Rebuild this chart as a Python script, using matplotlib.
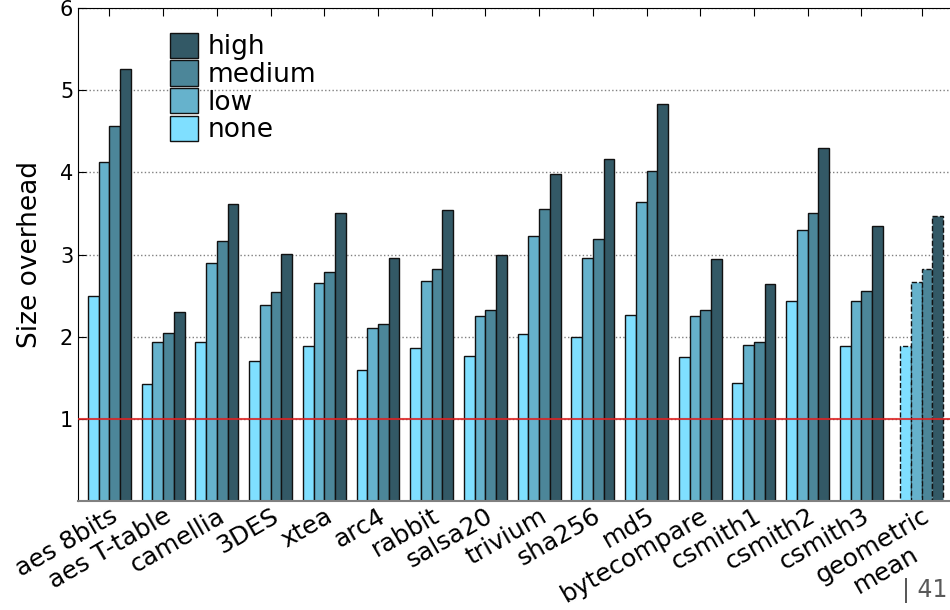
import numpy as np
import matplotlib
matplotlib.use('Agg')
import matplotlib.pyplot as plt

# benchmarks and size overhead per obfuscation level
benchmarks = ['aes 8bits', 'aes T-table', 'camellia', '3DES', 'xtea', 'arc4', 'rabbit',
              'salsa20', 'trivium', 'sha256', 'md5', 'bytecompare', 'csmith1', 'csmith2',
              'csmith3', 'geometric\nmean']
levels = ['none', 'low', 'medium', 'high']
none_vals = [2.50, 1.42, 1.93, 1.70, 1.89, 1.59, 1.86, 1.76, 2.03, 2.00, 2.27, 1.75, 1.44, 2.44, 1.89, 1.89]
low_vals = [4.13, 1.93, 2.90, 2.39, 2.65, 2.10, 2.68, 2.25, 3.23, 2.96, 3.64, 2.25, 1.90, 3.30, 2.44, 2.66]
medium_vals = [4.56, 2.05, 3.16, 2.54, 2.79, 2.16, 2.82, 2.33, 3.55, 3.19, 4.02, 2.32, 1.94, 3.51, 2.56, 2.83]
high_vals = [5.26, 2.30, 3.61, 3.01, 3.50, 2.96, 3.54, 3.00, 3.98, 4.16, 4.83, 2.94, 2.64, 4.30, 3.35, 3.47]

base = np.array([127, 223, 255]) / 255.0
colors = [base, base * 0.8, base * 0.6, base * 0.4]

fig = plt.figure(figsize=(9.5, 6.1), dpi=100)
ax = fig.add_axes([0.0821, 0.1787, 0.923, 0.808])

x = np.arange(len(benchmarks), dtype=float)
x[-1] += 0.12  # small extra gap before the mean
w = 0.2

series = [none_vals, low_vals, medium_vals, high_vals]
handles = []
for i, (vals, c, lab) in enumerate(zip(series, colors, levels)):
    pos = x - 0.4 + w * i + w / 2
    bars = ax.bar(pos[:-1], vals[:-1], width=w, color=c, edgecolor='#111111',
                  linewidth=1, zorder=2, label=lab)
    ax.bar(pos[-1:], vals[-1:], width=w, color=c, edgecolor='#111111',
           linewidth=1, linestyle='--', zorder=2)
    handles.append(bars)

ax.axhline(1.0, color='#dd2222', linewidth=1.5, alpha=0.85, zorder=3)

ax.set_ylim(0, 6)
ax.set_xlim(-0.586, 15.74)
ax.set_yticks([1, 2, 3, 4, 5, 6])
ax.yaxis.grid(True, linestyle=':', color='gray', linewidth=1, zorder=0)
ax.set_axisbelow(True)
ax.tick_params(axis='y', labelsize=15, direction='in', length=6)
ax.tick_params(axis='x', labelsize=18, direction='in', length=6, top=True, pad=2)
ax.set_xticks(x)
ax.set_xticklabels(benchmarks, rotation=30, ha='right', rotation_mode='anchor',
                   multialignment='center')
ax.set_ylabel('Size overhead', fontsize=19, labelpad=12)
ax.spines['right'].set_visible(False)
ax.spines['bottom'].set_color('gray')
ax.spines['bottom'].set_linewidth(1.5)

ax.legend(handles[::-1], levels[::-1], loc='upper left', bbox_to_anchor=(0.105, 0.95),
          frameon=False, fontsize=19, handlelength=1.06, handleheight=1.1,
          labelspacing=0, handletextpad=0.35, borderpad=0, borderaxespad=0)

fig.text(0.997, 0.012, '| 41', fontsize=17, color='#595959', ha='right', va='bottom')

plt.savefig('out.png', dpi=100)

----------------------------------------

Problem statement —
Only lines with the string "matplotlib" belong in your answer; copy each one.

Solved problem —
Rebuild this chart as a Python script, using matplotlib.
import matplotlib
matplotlib.use('Agg')
import matplotlib.pyplot as plt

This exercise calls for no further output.